# New Briggs Dory



## Andy H. (Oct 13, 2003)

Sweet!


----------



## curtis catman (Sep 29, 2015)

That dory is awesome. Does it self bail? I think I have it figured out but I am not sure. I am trying not to build all the compartments untill this winter which would help it bail. I need to get it to bail for my Gauley River run. Any advice would be appreciated.


----------



## duct tape (Aug 25, 2009)

Curtis,

The way I did my drainage, for a decked boat, is shown in the post "Graveyard Shift". 

Whitewater Dory: Graveyard Shift 

Brad Dimock has an updated way to do the passenger drainage which I might try next time. 

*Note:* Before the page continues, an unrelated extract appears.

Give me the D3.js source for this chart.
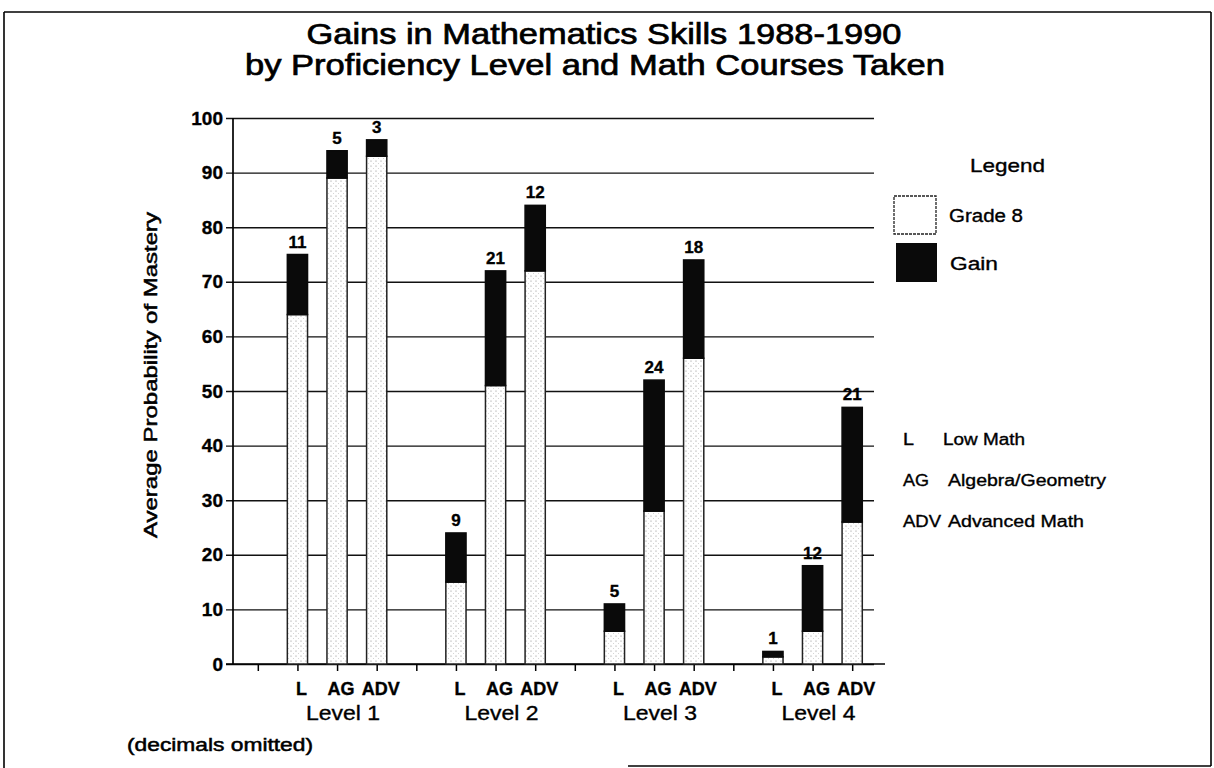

For an open boat you could maybe try scuppers but there are mixed opinions on those. If you're planning on decking later I'd hold off and bring plenty of bailers, but I'm thinking you're going to be pretty busy in Pillow Rock, Iron Ring, and Sweet Falls.


----------



## duct tape (Aug 25, 2009)

PS. You could also try bilge pumps, the 1000 gal/hr versions, but would have to find a way to waterproof the battery. Maybe jury rig a connection into an ammo can?


----------



## curtis catman (Sep 29, 2015)

Thank you. I have thought about bilge pumps to get her down the Gauley. I have filled the sub floor with foam so it cannot fill with water. When building it I thought that the water line would come in right at the top of the floor but it will have about 2 inches of water in the middle. I think I will Lay another floor around except for the foot well and that will make her bail out through scuppers. 

The Gauley run will be a difficult. I have picked out most of my lines. I will run it 4 times the first week end in a cataraft. Then on Gauley fest weekend I will run one more time Friday in a cat and run the Dory Saturday. This should help solidify it in my mind. 

Thanks for all your help.


----------